TEMPO.CO, Jakarta - Koalisi Masyarakat Sipil untuk Reformasi Sektor Keamanan merespons adanya pasukan khusus bersenjata bernama Pasukan Rajawali yang diduga bentukan Badan Intelijen Negara (BIN).
Menurut salah satu perwakilan koalisi, Kepala Advokasi LBH Jakarta, Nelson Nikodemus Simamora, mengatakan bahwa BIN tidak memiliki wewenang untuk membentuk pasukan khusus bersenjata. Ia merujuk pada Pasal 30 Undang-Undang Republik Indonesia Nomor 17 Tahun 2011 Tentang Intelijen Negara.
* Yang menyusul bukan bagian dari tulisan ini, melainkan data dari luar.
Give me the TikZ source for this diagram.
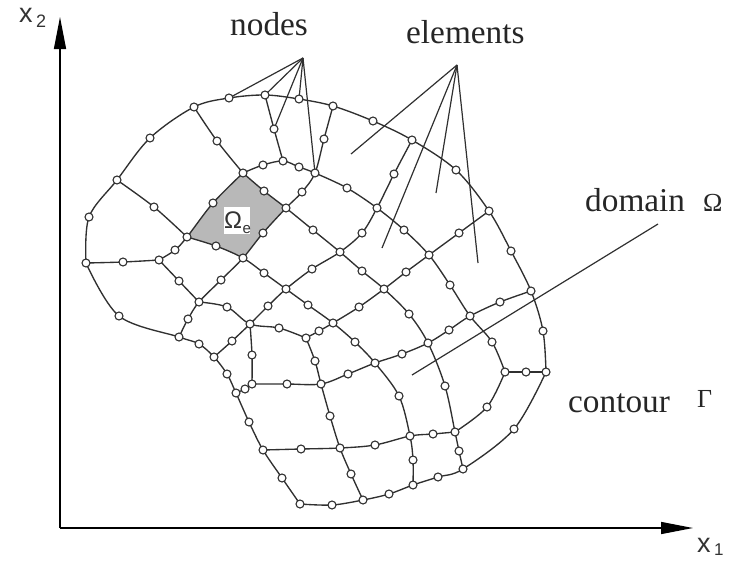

"Yang juga diperkuat oleh Peraturan Presiden Nomor 90 Tahun 2012 tentang Badan Intelijen Negara (PP Badan Intelijen Negara) yakni tidak memberikan wewenang kepada BIN untuk membentuk pasukan khusus bersenjata. BIN telah melampaui kewenangannya berdasarkan undang-undang," ucap Nelson melalui keterangan tertulis pada Ahad, 13 September 2020. Alhasil, koalisi menilai tidak tepat jika BIN membentuk pasukan khusus bersenjata layaknya TNI atau Polri.
Selain itu, pihak koalisi juga mempertanyakan apakah BIN sudah melapor kepada Presiden Joko Widodo atau belum ihwal Pasukan Rajawali itu. "Dan jika memang BIN membentuk pasukan, dalam konteks atau kegiatan apa? Mengingat dalam kegiatan keamanan sudah ada Polri, dalam kegiatan pertahanan sudah ada TNI, lalu terorisme sudah ada BNPT," ucap Nelson.
Nelson juga mengkhawatirkan jika nantinya Pasukan Rajawali akan bertindak sewenang-wenang dan bukan tidak mungkin menambah daftar panjang pelanggaran HAM negara melalui pembunuhan di luar proses hukum.
Koalisi Reformasi Sektor Kemanan pun mendesak Jokowi, serta mendorong Dewan Perwakilan Rakyat (DPR) agar membubarkan pasukan khusus bersenjata tersebut jika benar bahwa itu adalah bentukan BIN.